<<<<
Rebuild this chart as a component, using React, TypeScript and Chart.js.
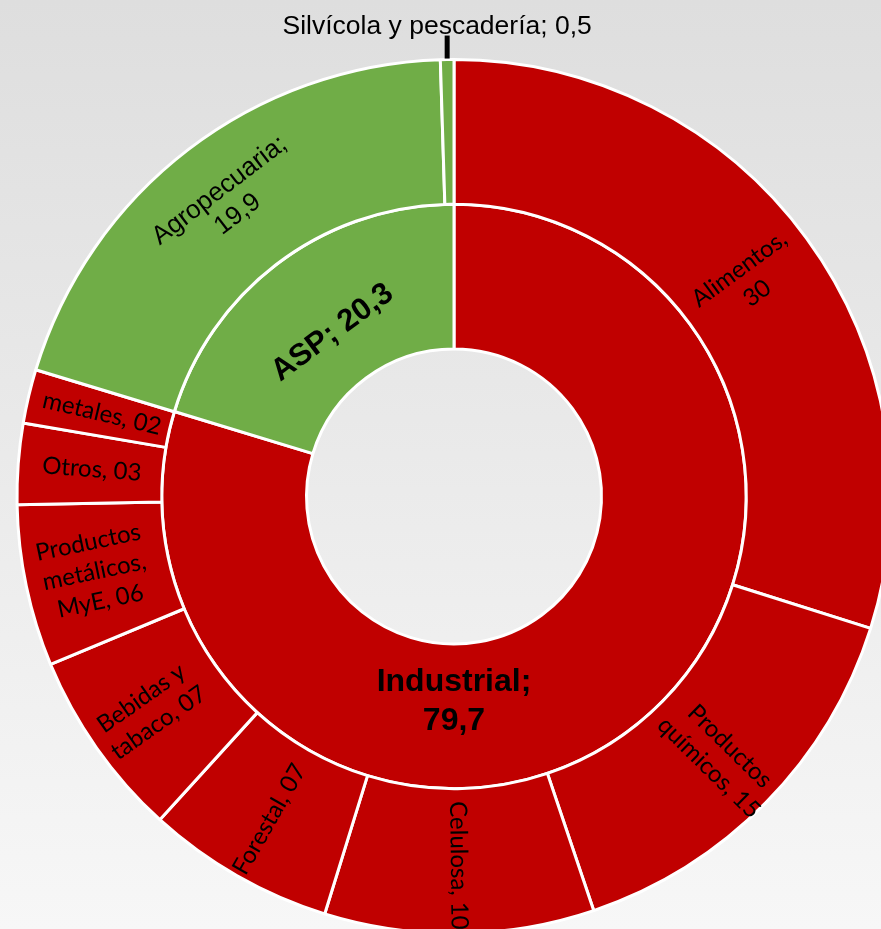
import React, { useEffect, useRef } from "react";
import { Chart, registerables } from "chart.js";

Chart.register(...registerables);

const outerLabels = [
  "Alimentos,\n30",
  "Productos\nquímicos, 15",
  "Celulosa, 10",
  "Forestal, 07",
  "Bebidas y\ntabaco, 07",
  "Productos\nmetálicos,\nMyE, 06",
  "Otros, 03",
  "metales, 02",
  "Agropecuaria;\n19,9",
  "Silvícola y pescadería; 0,5",
];
const outerValues = [30, 15, 10, 7, 7, 6, 3, 2, 19.9, 0.5];
const outerGroup = ["I", "I", "I", "I", "I", "I", "I", "I", "A", "A"];

const innerLabels = ["Industrial;\n79,7", "ASP; 20,3"];
const innerValues = [79.7, 20.3];
const innerGroup = ["I", "A"];

const RED = "#C00000";
const GREEN = "#70AD47";
const colorOf = (g: string) => (g === "I" ? RED : GREEN);

type LabelStyle = {
  font: string;
  lh: number;
  orient: "radial" | "tangent" | "horizontal";
  pos?: number; // fraction across ring thickness
  angleDeg?: number; // override angle (deg clockwise from 12 o'clock)
  callout?: boolean;
};

const CAL = "Lato, 'Open Sans', sans-serif";
const ARIAL = "'Liberation Sans', Arial, sans-serif";

const outerStyles: LabelStyle[] = [
  { font: `24px ${CAL}`, lh: 30, orient: "radial", pos: 0.5 },
  { font: `24px ${CAL}`, lh: 30, orient: "radial", pos: 0.55 },
  { font: `24px ${CAL}`, lh: 30, orient: "radial", pos: 0.53 },
  { font: `24px ${CAL}`, lh: 30, orient: "radial", pos: 0.55 },
  { font: `24px ${CAL}`, lh: 30, orient: "radial", pos: 0.55 },
  { font: `24px ${CAL}`, lh: 30, orient: "radial", pos: 0.52 },
  { font: `24px ${CAL}`, lh: 30, orient: "radial", pos: 0.49 },
  { font: `24px ${CAL}`, lh: 30, orient: "radial", pos: 0.48 },
  { font: `26px ${ARIAL}`, lh: 30, orient: "tangent", pos: 0.54 },
  { font: `26.5px ${ARIAL}`, lh: 30, orient: "horizontal", callout: true },
];
const innerStyles: LabelStyle[] = [
  { font: `bold 32px ${ARIAL}`, lh: 39, orient: "horizontal", pos: 0.4, angleDeg: 180 },
  { font: `bold 31px ${ARIAL}`, lh: 36, orient: "tangent", pos: 0.39 },
];

const labelPlugin = {
  id: "sunLabels",
  afterDatasetsDraw(chart: any) {
    const ctx: CanvasRenderingContext2D = chart.ctx;
    const sets = [
      { labels: outerLabels, styles: outerStyles },
      { labels: innerLabels, styles: innerStyles },
    ];
    sets.forEach((s, d) => {
      const meta = chart.getDatasetMeta(d);
      meta.data.forEach((arc: any, i: number) => {
        const st = s.styles[i];
        const p = arc.getProps(
          ["x", "y", "startAngle", "endAngle", "innerRadius", "outerRadius"],
          true
        );
        let a = (p.startAngle + p.endAngle) / 2;
        if (st.angleDeg !== undefined) a = ((st.angleDeg - 90) * Math.PI) / 180;
        ctx.save();
        ctx.fillStyle = "#000";
        ctx.font = st.font;
        if (st.callout) {
          const lx = p.x + p.outerRadius * Math.cos(a);
          const ly = p.y + p.outerRadius * Math.sin(a);
          ctx.strokeStyle = "#000";
          ctx.lineWidth = 5;
          ctx.beginPath();
          ctx.moveTo(lx, ly - 1);
          ctx.lineTo(lx, ly - 24);
          ctx.stroke();
          ctx.textAlign = "center";
          ctx.textBaseline = "alphabetic";
          ctx.fillText(s.labels[i], lx - 10, ly - 26);
          ctx.restore();
          return;
        }
        const r = p.innerRadius + (p.outerRadius - p.innerRadius) * (st.pos ?? 0.5);
        const px = p.x + r * Math.cos(a);
        const py = p.y + r * Math.sin(a);
        let rot = 0;
        if (st.orient === "radial") rot = a;
        else if (st.orient === "tangent") rot = a + Math.PI / 2;
        if (Math.cos(rot) < -1e-6) rot += Math.PI;
        ctx.translate(px, py);
        ctx.rotate(rot);
        ctx.textAlign = "center";
        ctx.textBaseline = "middle";
        const lines = s.labels[i].split("\n");
        lines.forEach((ln, k) => {
          ctx.fillText(ln, 0, (k - (lines.length - 1) / 2) * st.lh);
        });
        ctx.restore();
      });
    });
  },
};

export default function App() {
  const ref = useRef<HTMLCanvasElement>(null);
  useEffect(() => {
    if (!ref.current) return;
    const chart = new Chart(ref.current, {
      type: "doughnut",
      data: {
        labels: outerLabels,
        datasets: [
          {
            data: outerValues,
            backgroundColor: outerGroup.map(colorOf),
            borderColor: "#ffffff",
            borderWidth: 3,
            hoverOffset: 0,
          },
          {
            data: innerValues,
            backgroundColor: innerGroup.map(colorOf),
            borderColor: "#ffffff",
            borderWidth: 3,
            hoverOffset: 0,
          },
        ],
      },
      options: {
        animation: false,
        responsive: false,
        events: [],
        cutout: "33.75%",
        layout: { padding: { left: 15.5, right: 15.5, top: 58, bottom: 58 } },
        plugins: {
          legend: { display: false },
          tooltip: { enabled: false },
        },
      },
      plugins: [labelPlugin],
    });
    return () => chart.destroy();
  }, []);

  return (
    <div
      style={{
        position: "fixed",
        left: 0,
        top: 0,
        width: 881,
        height: 929,
        overflow: "hidden",
        background: "linear-gradient(180deg, #dedede 0%, #e9e9e9 45%, #f7f7f7 100%)",
      }}
    >
      <canvas
        ref={ref}
        width={908}
        height={993}
        style={{ position: "absolute", left: 0, top: 0, width: 908, height: 993 }}
      />
    </div>
  );
}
>>>>
Goal => From the first line above to the line containing "const colorOf = (g: string)", repeat each line exactly. Pictures stay out.

Response to the task =>
Rebuild this chart as a component, using React, TypeScript and Chart.js.
import React, { useEffect, useRef } from "react";
import { Chart, registerables } from "chart.js";

Chart.register(...registerables);

const outerLabels = [
  "Alimentos,\n30",
  "Productos\nquímicos, 15",
  "Celulosa, 10",
  "Forestal, 07",
  "Bebidas y\ntabaco, 07",
  "Productos\nmetálicos,\nMyE, 06",
  "Otros, 03",
  "metales, 02",
  "Agropecuaria;\n19,9",
  "Silvícola y pescadería; 0,5",
];
const outerValues = [30, 15, 10, 7, 7, 6, 3, 2, 19.9, 0.5];
const outerGroup = ["I", "I", "I", "I", "I", "I", "I", "I", "A", "A"];

const innerLabels = ["Industrial;\n79,7", "ASP; 20,3"];
const innerValues = [79.7, 20.3];
const innerGroup = ["I", "A"];

const RED = "#C00000";
const GREEN = "#70AD47";
const colorOf = (g: string) => (g === "I" ? RED : GREEN);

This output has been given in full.